Well, if the summary is correct, he also thinks that a coin has consciousness, which is far worse than not endorsing MIRI research program and far more concerning about a person who works on AI.
Argument from incredulity? Really?
It’s a genuine philosophical position, and one with a long tradition in the reductionist philosophy of mind. If you don’t believe that a coin (or to use the more typical example, a thermostat) can have epsilon consciousness, then where do you draw the line? What does a conscious system have to have that, if you were to take it away the system would suddenly become inert and without a subjective experience of existence?
Positing that all things—all! - are conscious to varying degrees dependent on their informational complexity and structural pattern is an attempt to dissolve the mysterious question of what grants us awareness in the first place.

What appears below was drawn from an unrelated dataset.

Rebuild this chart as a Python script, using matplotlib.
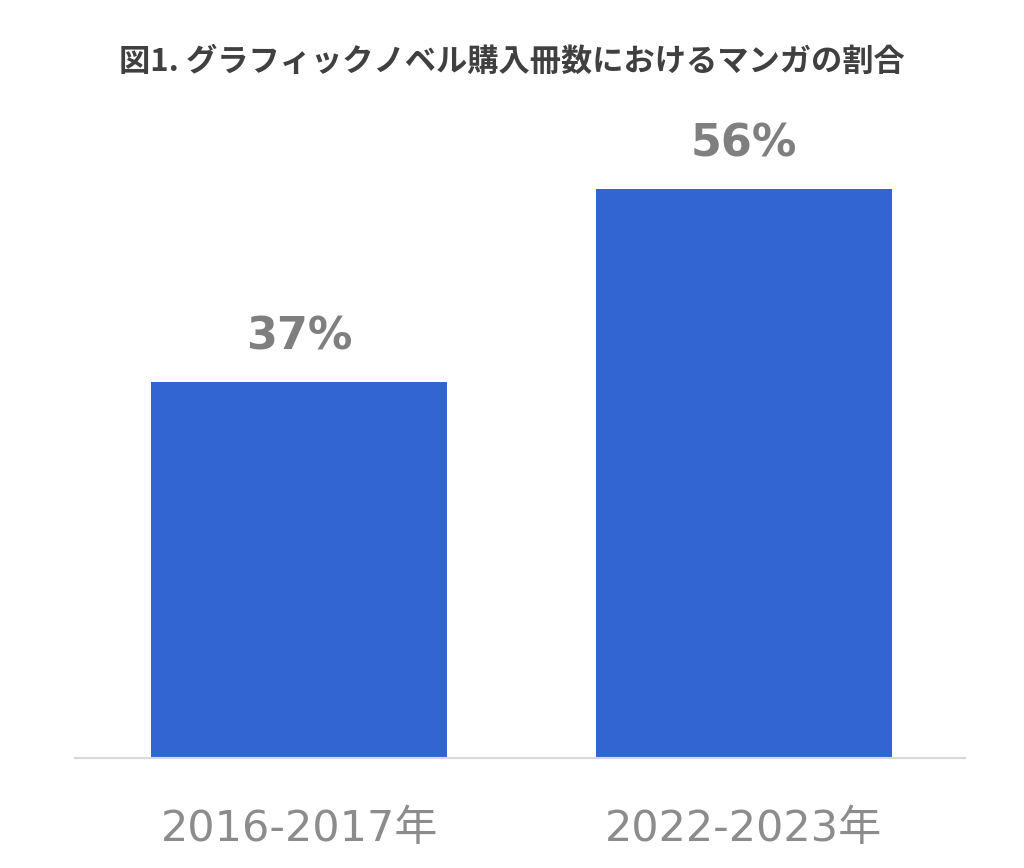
import matplotlib
matplotlib.use("Agg")
import matplotlib.pyplot as plt
import numpy as np

PERIODS = ["2016-2017年", "2022-2023年"]
MANGA_SHARE = [37, 56]
TITLE = "図1. グラフィックノベル購入冊数におけるマンガの割合"

BAR_COLOR = "#3264D2"
LABEL_GRAY = "#7F7F7F"
TICK_GRAY = "#8C8C8C"
TITLE_GRAY = "#404040"


def main() -> None:
    plt.rcParams["font.family"] = ["DejaVu Sans", "Noto Sans CJK JP"]

    fig = plt.figure(figsize=(10.24, 8.68), dpi=100)
    ax = fig.add_axes([0.0732, 0.1267, 0.8691, 0.758])

    x = np.arange(len(PERIODS))
    bars = ax.bar(x, MANGA_SHARE, width=0.666, color=BAR_COLOR, zorder=2)

    for bar, val in zip(bars, MANGA_SHARE):
        ax.annotate(
            f"{val}%",
            (bar.get_x() + bar.get_width() / 2, bar.get_height()),
            xytext=(0, 24),
            textcoords="offset points",
            ha="center",
            va="baseline",
            fontsize=32,
            fontweight="bold",
            color=LABEL_GRAY,
        )

    ax.set_xlim(-0.504, 1.498)
    ax.set_ylim(0, 64.8)
    ax.set_xticks(x)
    ax.set_xticklabels(PERIODS, fontsize=31, color=TICK_GRAY)
    ax.tick_params(axis="x", length=0, pad=36)
    ax.set_yticks([])
    for side in ["top", "right", "left"]:
        ax.spines[side].set_visible(False)
    ax.spines["bottom"].set_color("#D9D9D9")
    ax.spines["bottom"].set_linewidth(1.5)

    fig.text(
        0.5, 0.929, TITLE,
        ha="center", va="center",
        fontsize=22.5, fontweight="bold", color=TITLE_GRAY,
        family=["Noto Sans CJK JP", "DejaVu Sans"],
    )

    fig.savefig("out.png", dpi=100, facecolor="white")


if __name__ == "__main__":
    main()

No, not really. I don’t feel I have confuted Goertzel because I cannot believe his position. See below.
Yeah, but that doesn’t make it any less silly.
Well, I cannot describe exactly what a system must be configured to say that it is conscious, but I can certainly draw a line on having a cognitive system (that is, a system for perceiving, elaborating and storing information). Mind you, that is a necessary, not sufficient, condition.

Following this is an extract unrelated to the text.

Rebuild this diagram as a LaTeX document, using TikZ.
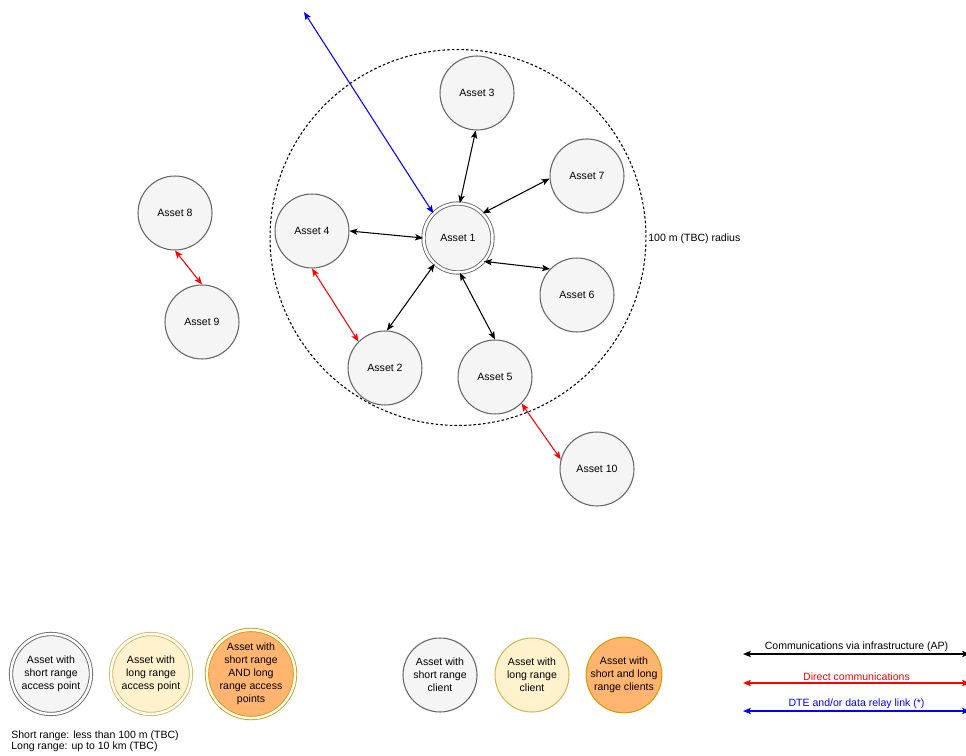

If you take away the brain out of a human, it becomes a thing, like a rock or a thermostat.
If you conflate consciousness with informational complexity, then you can do away with the term and just call it complexity. It doesn’t make consciousness any less mysterious, it just sweeps the problem of what differentiate a human from a coin under the rug.
A thermostat has these properties. So does a coin or rock too, if you look at it from the perspective of having vibrational modes, electric potentials & eddy currents, stored potential and spatial configuration with respect to, say, a gravitational field. It’s a bit more of a stretch than a thermostat (as we tend to mentally abstract away the coin or rock as something with no internal structure), but I hope you can see the argument.
Saying “necessary but not sufficient” is an escape technique. “A system for perceiving, elaborating and storing information” could be stretched to cover every interaction of two or more particles. So these properties are unrelated to the issue and there is some other, specific point at which you wish to draw the line and say “all things which have this property are conscious, those which do not are not.” What is that point?
If you don’t know what that cutoff is then consider, at least hypothetically, the possibility that there is no dividing line. Then there is a continuum of conscious experience from the ϵ-consciousness of two interacting particles to the jumbled mess of interactions that is our brain (spanning orders of magnitude in difference that maybe only astronomers are used to dealing with).
I’m not, and you’ve misunderstood my point. I think Goertzel and I are on the same page that consciousness is an algorithm in motion. Even thermostats, coins, and rocks run algorithms (yes even rocks, where the steady-state quantum interactions of its composite particles do form an algorithm governing response to, say, vibrational events). So, even a rock or coin has epsilon consciousness.
This is my position which I think Goertzel shares. It’s at least in line with what he said in the documentary about coins having minute, but non-zero consciousness.
That conception certainly makes the AGI problem really easy. I’ll solve it right now. Get a machine vision/olfaction etc system that recognizes structural complexity classes, does computational complexity efficiciency optimisation stuff, depends on the structural complexity class stuff for activity detection, once it has activity detection model game complexity and you’re done—it can know process the entire computable universe including people.